[Task to complete] Without the pictures, output the lines of the material from the very first through the one that holds "85.5, 85.8, 86.0];".
-- Start Data shown --
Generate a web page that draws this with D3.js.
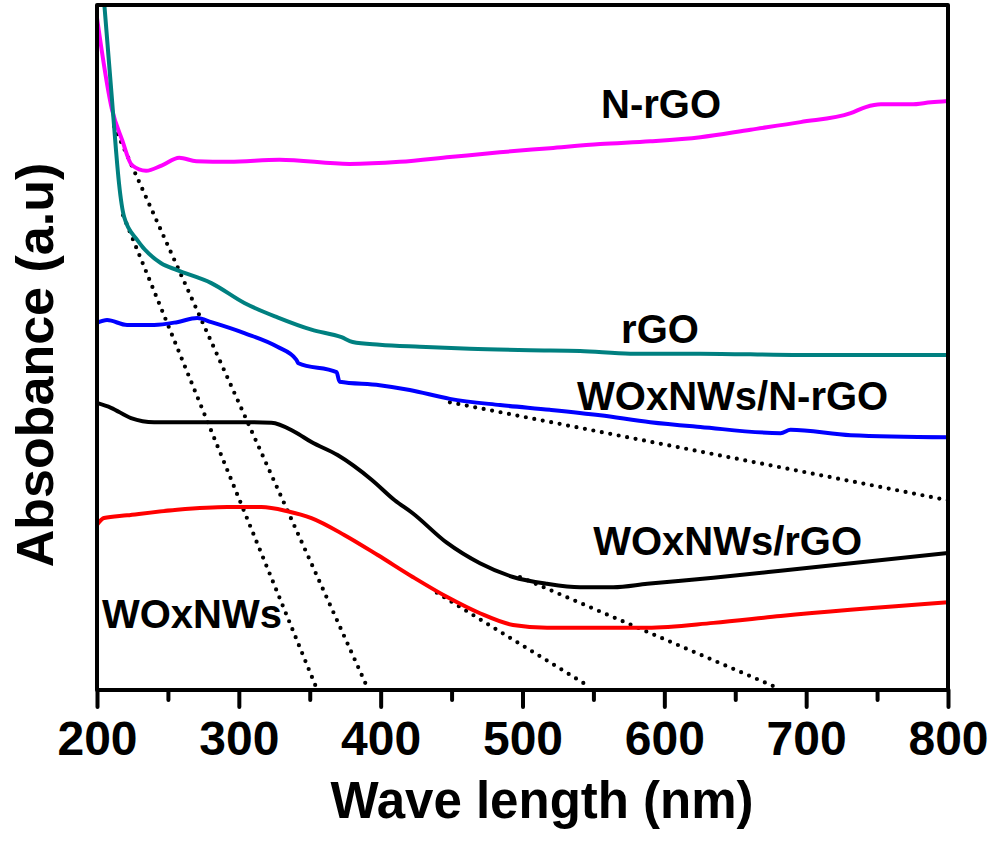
<!DOCTYPE html>
<html>
<head>
<meta charset="utf-8">
<script src="https://cdn.jsdelivr.net/npm/d3@7"></script>
<style>
  html, body { margin: 0; padding: 0; background: #fff; }
  svg { display: block; }
  text { font-family: "Liberation Sans", Arial, sans-serif; font-weight: bold; fill: #000; }
</style>
</head>
<body>
<svg id="chart" width="997" height="846"></svg>
<script>
// ---- Data (wavelength nm, absorbance arbitrary units 0-100) ----
const nrgoX = [200, 210.6, 217.7, 224.7, 234.6, 245.9, 258, 270, 293.3, 328.6, 378, 413.4, 448.8, 484, 519.4, 554.8, 590, 625.4, 660.8, 696, 731.4, 742, 752.7, 773.9, 788, 800];
const nrgoY = [98.1, 84.7, 80.3, 76.6, 75.8, 76.6, 77.7, 77.2, 77.1, 77.4, 76.8, 77.1, 77.8, 78.5, 79.1, 79.7, 80.1, 80.7, 81.8, 82.9, 84.2, 85.1, 85.5, 85.5, 85.8, 86.0];

const rgoX = [205, 210.6, 213.4, 215.5, 219.1, 228.3, 245.2, 256.5, 280.6, 303.9, 327.2, 351.2, 372.4, 380.2, 399.3, 427.6, 462.9, 505.3, 540.6, 576, 625.4, 696, 800];
const rgoY = [100.5, 86.1, 78.8, 74.0, 69.1, 65.7, 62.3, 61.3, 59.4, 56.5, 54.4, 52.6, 51.5, 50.8, 50.4, 50.1, 49.8, 49.6, 49.5, 49.1, 49.1, 48.9, 48.9];

const wnrgoX = [200, 207.1, 221.2, 240.3, 256.5, 270.7, 280.6, 303.9, 327.2, 340.6, 342.0, 368.9, 371.0, 399.3, 420.5, 448.8, 484.1, 519.4, 554.8, 590.1, 625.4, 682.0, 689.0, 731.4, 800];
const wnrgoY = [53.6, 54.0, 53.3, 53.3, 53.7, 54.3, 53.7, 52.1, 50.1, 48.2, 47.7, 46.4, 45.0, 44.5, 43.8, 42.5, 41.6, 40.9, 40.1, 39.1, 38.4, 37.5, 38.0, 37.2, 36.9];

const wrgoX = [200, 209.9, 224.0, 240.3, 268.6, 303.9, 323.0, 339.2, 351.2, 369.6, 393.6, 409.9, 422.6, 446.6, 470.0, 493.3, 517.3, 540.6, 564.0, 588.0, 634.6, 682.0, 800];
const wrgoY = [41.9, 41.2, 39.7, 39.1, 39.1, 39.1, 39.0, 37.7, 36.2, 34.3, 30.7, 27.7, 25.8, 21.5, 18.5, 16.5, 15.5, 15.0, 15.0, 15.5, 16.4, 17.4, 20.0];

const woxX = [200, 204.9, 221.2, 256.5, 291.9, 315.9, 334.3, 351.2, 374.6, 397.9, 422.6, 446.6, 470.0, 493.3, 517.3, 540.6, 588.0, 634.6, 682.0, 800];
const woxY = [24.1, 25.1, 25.5, 26.3, 26.7, 26.7, 26.1, 25.1, 22.6, 19.7, 16.5, 13.6, 11.2, 9.5, 9.1, 9.1, 9.1, 9.8, 10.8, 12.8];

// Tangent (dotted) lines: [x0, y0, x1, y1]
const tangents = [
  [218.4, 69.3, 354.1, 0.6],
  [212.0, 82.3, 390.1, 0.6],
  [448.8, 42.0, 800, 27.7],
  [498.2, 16.5, 679.9, 0.3],
  [439.6, 14.2, 546.3, 0.6]
];

const majorTicks = [200, 300, 400, 500, 600, 700, 800];
const minorTicks = [250, 350, 450, 550, 650, 750];

const seriesNames = ["N-rGO", "rGO", "WOxNWs/N-rGO", "WOxNWs/rGO", "WOxNWs"];
const seriesColors = ["#ff00ff", "#008080", "#0000ff", "#000000", "#ff0000"];
const seriesX = [nrgoX, rgoX, wnrgoX, wrgoX, woxX];
const seriesY = [nrgoY, rgoY, wnrgoY, wrgoY, woxY];

// label anchors in data coords (x nm, y value)
const labelX = [555.4, 569.5, 538.5, 549.8, 203.5];
const labelY = [83.5, 50.6, 40.9, 19.7, 9.0];

// ---- Layout ----
const mLeft = 97, mRight = 948, mTop = 5, mBottom = 690;
const svg = d3.select("#chart");

const x = d3.scaleLinear().domain([200, 800]).range([mLeft, mRight]);
const y = d3.scaleLinear().domain([0, 100]).range([mBottom, mTop]);

svg.append("defs").append("clipPath").attr("id", "clip")
  .append("rect").attr("x", mLeft).attr("y", mTop).attr("width", mRight - mLeft).attr("height", mBottom - mTop);

const plot = svg.append("g").attr("clip-path", "url(#clip)");

// dotted tangents
plot.selectAll("line.tan").data(tangents).enter().append("line")
  .attr("class", "tan")
  .attr("x1", d => x(d[0])).attr("y1", d => y(d[1]))
  .attr("x2", d => x(d[2])).attr("y2", d => y(d[3]))
  .attr("stroke", "#000").attr("stroke-width", 4.2)
  .attr("stroke-linecap", "round")
  .attr("stroke-dasharray", "0 8.6");

const line = d3.line().curve(d3.curveMonotoneX).x(d => x(d[0])).y(d => y(d[1]));

seriesNames.forEach((name, i) => {
  const pts = seriesX[i].map((v, j) => [v, seriesY[i][j]]);
  plot.append("path")
    .datum(pts)
    .attr("d", line)
    .attr("fill", "none")
    .attr("stroke", seriesColors[i])
    .attr("stroke-width", 4)
    .attr("stroke-linejoin", "round");
});

// frame
svg.append("rect")
  .attr("x", mLeft).attr("y", mTop).attr("width", mRight - mLeft).attr("height", mBottom - mTop)
  .attr("fill", "none").attr("stroke", "#000").attr("stroke-width", 4).attr("stroke-linejoin", "round");

// x axis
const xAxis = d3.axisBottom(x).tickValues(majorTicks).tickSize(17).tickFormat(d3.format("d"));
const gx = svg.append("g").attr("transform", `translate(0,${mBottom})`).call(xAxis);
gx.select(".domain").remove();
gx.selectAll(".tick line").attr("stroke", "#000").attr("stroke-width", 4).attr("stroke-linecap", "round");
gx.selectAll(".tick text")
  .attr("y", 65).attr("dy", 0)
  .style("font-family", "'Liberation Sans', Arial, sans-serif")
  .style("font-weight", "bold").style("font-size", "48px").attr("fill", "#000");

const xMinor = d3.axisBottom(x).tickValues(minorTicks).tickSize(10).tickFormat("");
const gm = svg.append("g").attr("transform", `translate(0,${mBottom})`).call(xMinor);
gm.select(".domain").remove();
gm.selectAll(".tick line").attr("stroke", "#000").attr("stroke-width", 4).attr("stroke-linecap", "round");

// axis titles
svg.append("text")
  .attr("x", 542).attr("y", 818)
  .attr("text-anchor", "middle")
  .style("font-size", "51px")
  .text("Wave length (nm)");

svg.append("text")
  .attr("transform", "translate(53,365) rotate(-90)")
  .attr("text-anchor", "middle")
  .style("font-size", "52px")
  .text("Absobance (a.u)");

// series labels
svg.selectAll("text.lbl").data(seriesNames).enter().append("text")
  .attr("class", "lbl")
  .attr("x", (d, i) => x(labelX[i]))
  .attr("y", (d, i) => y(labelY[i]))
  .style("font-size", "40px")
  .text(d => d);
</script>
</body>
</html>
-- End Data shown --
[Reply to the exercise]
Generate a web page that draws this with D3.js.
<!DOCTYPE html>
<html>
<head>
<meta charset="utf-8">
<script src="https://cdn.jsdelivr.net/npm/d3@7"></script>
<style>
  html, body { margin: 0; padding: 0; background: #fff; }
  svg { display: block; }
  text { font-family: "Liberation Sans", Arial, sans-serif; font-weight: bold; fill: #000; }
</style>
</head>
<body>
<svg id="chart" width="997" height="846"></svg>
<script>
// ---- Data (wavelength nm, absorbance arbitrary units 0-100) ----
const nrgoX = [200, 210.6, 217.7, 224.7, 234.6, 245.9, 258, 270, 293.3, 328.6, 378, 413.4, 448.8, 484, 519.4, 554.8, 590, 625.4, 660.8, 696, 731.4, 742, 752.7, 773.9, 788, 800];
const nrgoY = [98.1, 84.7, 80.3, 76.6, 75.8, 76.6, 77.7, 77.2, 77.1, 77.4, 76.8, 77.1, 77.8, 78.5, 79.1, 79.7, 80.1, 80.7, 81.8, 82.9, 84.2, 85.1, 85.5, 85.5, 85.8, 86.0];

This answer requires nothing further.